De pouco em pouco, a ponta mais ao leste do Rio Grande do Sul perdeu o agito de antes. Ao seu morador, restou rompantes de entusiasmo e fala frenética toda vez que conjuga os verbos no passado. Mas ele também trata de não fazer do pesar um sentimento tão grande quando se dá conta do passado. Afinal de contas, o Alemão Nei, o célebre guardião desta esquina do Estado, segue ali – ainda que sem a mesma cabeleira loura de antes.
– Esse lugar aqui é tudo o que eu tenho na vida. Fico doente só de ir para o centro de Torres. Porque esta é a minha praia, tem o cheiro do mar, a brisa, as gaivotas cantando quando amanhece. Já pensou abrir a janela de casa e dar de cara com a do outro vizinho? – deixa a pergunta no ar, apoiando-se no parapeito da janela do quarto, com a imensidão do mar à frente.
Acima do restaurante, a casa mais oriental do país tem uma cozinha, um banheiro, um closet e um quarto enorme – com uma janela voltada para o rio e duas para a praia. O ambiente é decorado com espelhos antigos, prateleiras cheias de placas de homenagens oferecidas por surfistas, pranchas de surfe e stand up e quadros com fotos antigas e recortes de jornais de pelo menos duas décadas atrás.
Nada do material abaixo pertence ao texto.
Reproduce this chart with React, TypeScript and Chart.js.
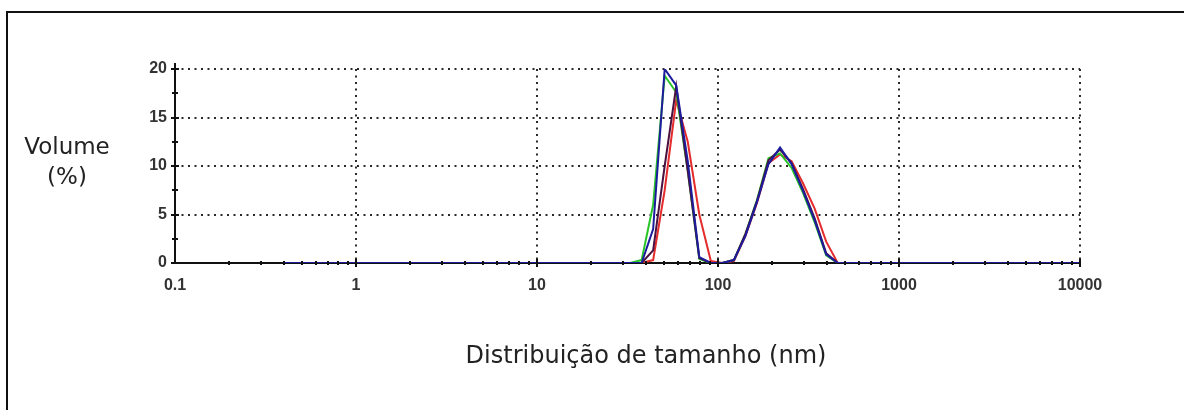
import React, { useEffect, useRef } from "react";
import { Chart, registerables } from "chart.js";

Chart.register(...registerables);

// Size classes (nm)
const sizeClasses = [
  0.4, 0.4632, 0.5365, 0.6213, 0.7195, 0.8332, 0.9649, 1.117, 1.294, 1.499,
  1.736, 2.01, 2.328, 2.696, 3.122, 3.615, 4.187, 4.849, 5.615, 6.503,
  7.531, 8.721, 10.1, 11.7, 13.54, 15.69, 18.17, 21.04, 24.36, 28.21,
  32.67, 37.84, 43.82, 50.75, 58.77, 68.06, 78.82, 91.28, 105.7, 122.4,
  141.8, 164.2, 190.1, 220.2, 255, 295.3, 342, 396.1, 458.7, 531.2,
  615.1, 712.4, 825, 955.4, 1106, 1281, 1484, 1718, 1990, 2305,
  2669, 3091, 3580, 4145, 4801, 5560, 6439, 7456, 8635, 10000,
];

// Volume (%) per size class
const blueVolume = [
  0, 0, 0, 0, 0, 0, 0, 0, 0, 0,
  0, 0, 0, 0, 0, 0, 0, 0, 0, 0,
  0, 0, 0, 0, 0, 0, 0, 0, 0, 0,
  0, 0, 3.5, 20, 18.3, 10.5, 0.6, 0, 0, 0.3,
  2.8, 6.3, 10.2, 11.9, 10.2, 7.4, 4.4, 0.9, 0, 0,
  0, 0, 0, 0, 0, 0, 0, 0, 0, 0,
  0, 0, 0, 0, 0, 0, 0, 0, 0, 0,
];
const purpleVolume = [
  0, 0, 0, 0, 0, 0, 0, 0, 0, 0,
  0, 0, 0, 0, 0, 0, 0, 0, 0, 0,
  0, 0, 0, 0, 0, 0, 0, 0, 0, 0,
  0, 0, 1.3, 10, 18.2, 9.5, 0.5, 0, 0, 0.3,
  3, 6.4, 10.6, 11.7, 10.3, 7.6, 4.6, 1, 0, 0,
  0, 0, 0, 0, 0, 0, 0, 0, 0, 0,
  0, 0, 0, 0, 0, 0, 0, 0, 0, 0,
];
const greenVolume = [
  0, 0, 0, 0, 0, 0, 0, 0, 0, 0,
  0, 0, 0, 0, 0, 0, 0, 0, 0, 0,
  0, 0, 0, 0, 0, 0, 0, 0, 0, 0,
  0, 0.3, 6, 19.3, 17.6, 9.5, 0.4, 0, 0, 0.3,
  3, 6.5, 10.8, 11.3, 9.8, 7.2, 4.2, 0.8, 0, 0,
  0, 0, 0, 0, 0, 0, 0, 0, 0, 0,
  0, 0, 0, 0, 0, 0, 0, 0, 0, 0,
];
const redVolume = [
  0, 0, 0, 0, 0, 0, 0, 0, 0, 0,
  0, 0, 0, 0, 0, 0, 0, 0, 0, 0,
  0, 0, 0, 0, 0, 0, 0, 0, 0, 0,
  0, 0, 0.3, 7.5, 16.8, 12.5, 5, 0.2, 0, 0.2,
  2.8, 6.2, 10.3, 11.2, 10.5, 8.2, 5.6, 2.2, 0, 0,
  0, 0, 0, 0, 0, 0, 0, 0, 0, 0,
  0, 0, 0, 0, 0, 0, 0, 0, 0, 0,
];

const xTickValues = [0.1, 1, 10, 100, 1000, 10000];
const xTickLabels = ["0.1", "1", "10", "100", "1000", "10000"];
const yTickValues = [0, 5, 10, 15, 20];
const yTickLabels = ["0", "5", "10", "15", "20"];
const yMinorValues = [2.5, 7.5, 12.5, 17.5];

const toPoints = (vals: number[]) => sizeClasses.map((s, i) => ({ x: s, y: vals[i] }));

export default function App() {
  const canvasRef = useRef<HTMLCanvasElement>(null);

  useEffect(() => {
    const canvas = canvasRef.current;
    if (!canvas) return;

    const gridPlugin = {
      id: "dottedGrid",
      beforeDatasetsDraw(chart: any) {
        const { ctx, chartArea, scales } = chart;
        const x = scales.x;
        const y = scales.y;
        ctx.save();
        ctx.strokeStyle = "#2a2a2a";
        ctx.lineWidth = 2;
        ctx.setLineDash([2, 4.5]);
        yTickValues.forEach((v) => {
          if (v === 0) return;
          const py = Math.round(y.getPixelForValue(v));
          ctx.beginPath();
          ctx.moveTo(chartArea.left, py);
          ctx.lineTo(chartArea.right, py);
          ctx.stroke();
        });
        xTickValues.forEach((v, i) => {
          if (i === 0) return;
          const px = Math.round(x.getPixelForValue(v));
          ctx.beginPath();
          ctx.moveTo(px, chartArea.top);
          ctx.lineTo(px, chartArea.bottom);
          ctx.stroke();
        });
        ctx.setLineDash([]);
        ctx.strokeStyle = "#111";
        ctx.lineWidth = 2;
        ctx.beginPath();
        ctx.moveTo(chartArea.left, chartArea.top - 6);
        ctx.lineTo(chartArea.left, chartArea.bottom);
        ctx.lineTo(chartArea.right, chartArea.bottom);
        ctx.stroke();
        ctx.restore();
      },
      afterDatasetsDraw(chart: any) {
        const { ctx, chartArea, scales } = chart;
        const x = scales.x;
        const y = scales.y;
        ctx.save();
        ctx.strokeStyle = "#111";
        ctx.lineWidth = 2;
        yTickValues.forEach((v) => {
          const py = Math.round(y.getPixelForValue(v));
          ctx.beginPath();
          ctx.moveTo(chartArea.left - 4, py);
          ctx.lineTo(chartArea.left + 4, py);
          ctx.stroke();
        });
        yMinorValues.forEach((v) => {
          const py = Math.round(y.getPixelForValue(v));
          ctx.beginPath();
          ctx.moveTo(chartArea.left - 3, py);
          ctx.lineTo(chartArea.left + 3, py);
          ctx.stroke();
        });
        xTickValues.forEach((v, i) => {
          if (i === 0) return;
          const px = Math.round(x.getPixelForValue(v));
          ctx.beginPath();
          ctx.moveTo(px, chartArea.bottom - 4);
          ctx.lineTo(px, chartArea.bottom + 4);
          ctx.stroke();
        });
        xTickValues.forEach((v, i) => {
          if (i === xTickValues.length - 1) return;
          for (let m = 2; m <= 9; m++) {
            const px = Math.round(x.getPixelForValue(v * m));
            ctx.beginPath();
            ctx.moveTo(px, chartArea.bottom - 2);
            ctx.lineTo(px, chartArea.bottom + 2);
            ctx.stroke();
          }
        });
        ctx.restore();
      },
    };

    const mk = (label: string, vals: number[], color: string) => ({
      label,
      data: toPoints(vals),
      borderColor: color,
      backgroundColor: color,
      borderWidth: 2,
      pointRadius: 0,
      tension: 0,
      fill: false,
    });

    const chart = new Chart(canvas, {
      type: "line",
      data: {
        datasets: [
          mk("Blue", blueVolume, "#1c1c9c"),
          mk("Purple", purpleVolume, "#4a1040"),
          mk("Green", greenVolume, "#28c428"),
          mk("Red", redVolume, "#e42c2c"),
        ],
      },
      options: {
        animation: false,
        responsive: false,
        events: [],
        layout: { padding: { top: 69, right: 104, left: 0, bottom: 0 } },
        plugins: { legend: { display: false }, tooltip: { enabled: false } },
        scales: {
          x: {
            type: "logarithmic",
            min: 0.1,
            max: 10000,
            afterBuildTicks: (s: any) => {
              s.ticks = xTickValues.map((v) => ({ value: v }));
            },
            afterFit: (s: any) => {
              s.height = 147;
            },
            ticks: {
              autoSkip: false,
              maxRotation: 0,
              minRotation: 0,
              padding: 13,
              color: "#333",
              font: { family: "'Liberation Sans', Arial, sans-serif", weight: "bold", size: 16 },
              callback: (_v: any, i: number) => xTickLabels[i],
            },
            grid: { display: false, drawTicks: false },
            border: { display: false },
          },
          y: {
            type: "linear",
            min: 0,
            max: 20,
            afterBuildTicks: (s: any) => {
              s.ticks = yTickValues.map((v) => ({ value: v }));
            },
            afterFit: (s: any) => {
              s.width = 175;
            },
            ticks: {
              autoSkip: false,
              padding: 8,
              color: "#333",
              font: { family: "'Liberation Sans', Arial, sans-serif", weight: "bold", size: 16 },
              callback: (_v: any, i: number) => yTickLabels[i],
            },
            grid: { display: false, drawTicks: false },
            border: { display: false },
          },
        },
      } as any,
      plugins: [gridPlugin],
    });

    return () => chart.destroy();
  }, []);

  const textStyle: React.CSSProperties = {
    position: "absolute",
    fontFamily: "'DejaVu Sans', Verdana, sans-serif",
    fontSize: 23,
    color: "#222",
    whiteSpace: "nowrap",
  };

  return (
    <div style={{ position: "absolute", left: 0, top: 0, width: 1184, height: 410, overflow: "hidden", background: "#fff" }}>
      <div
        style={{
          position: "absolute",
          left: 6,
          top: 11,
          width: 1220,
          height: 440,
          border: "2px solid #111",
          boxSizing: "border-box",
        }}
      />
      <canvas ref={canvasRef} width={1184} height={410} style={{ position: "absolute", left: 0, top: 0, display: "block" }} />
      <div style={{ ...textStyle, left: 0, width: 134, top: 131, textAlign: "center", lineHeight: "30px" }}>
        Volume
        <br />
        (%)
      </div>
      <div style={{ ...textStyle, fontSize: 24, left: 346, width: 600, top: 340, textAlign: "center", lineHeight: "30px" }}>
        Distribuição de tamanho (nm)
      </div>
    </div>
  );
}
No som, com certa frequência toca um CD de música havaiana, que o único morador da casa comprou no próprio Havaí, em uma viagem que ganhou da comunidade surfista. Trouxe de lá placas de carro e colares de flores, que pendurou nas paredes da casa. Mas, para ele, o que mais chama atenção em toda a moradia é a vista para os molhes. Por isso, as janelas ficam sempre abertas – e as cortinas vermelhas, com a inscrição de marcas de bebidas, só saem do lugar se o vento bater forte demais. Alemão Nei não as fecha nunca.
– Estou sempre de olho na praia. Meus amigos mexem comigo no Facebook: "Como está o teu quintal hoje?". Eu respondo: "A onda está boa, pode vir!" Virei um informante, até para a rádio eu ligo – conta.
Depois do oásis do Alemão Nei, há somente os molhes. E, depois dos molhes, só cruzando o Mampituba para ver o continente avançar mais adentro do mar em direção ao Leste. Ele até dá uns pulos para o lado de lá, o catarinense, onde mora uma das filhas. Mas se contenta em ir até ali. Alemão Nei já não está muito interessado em ir além deste limite do Estado.
– É aqui que está minha memória, minha vida – conclui.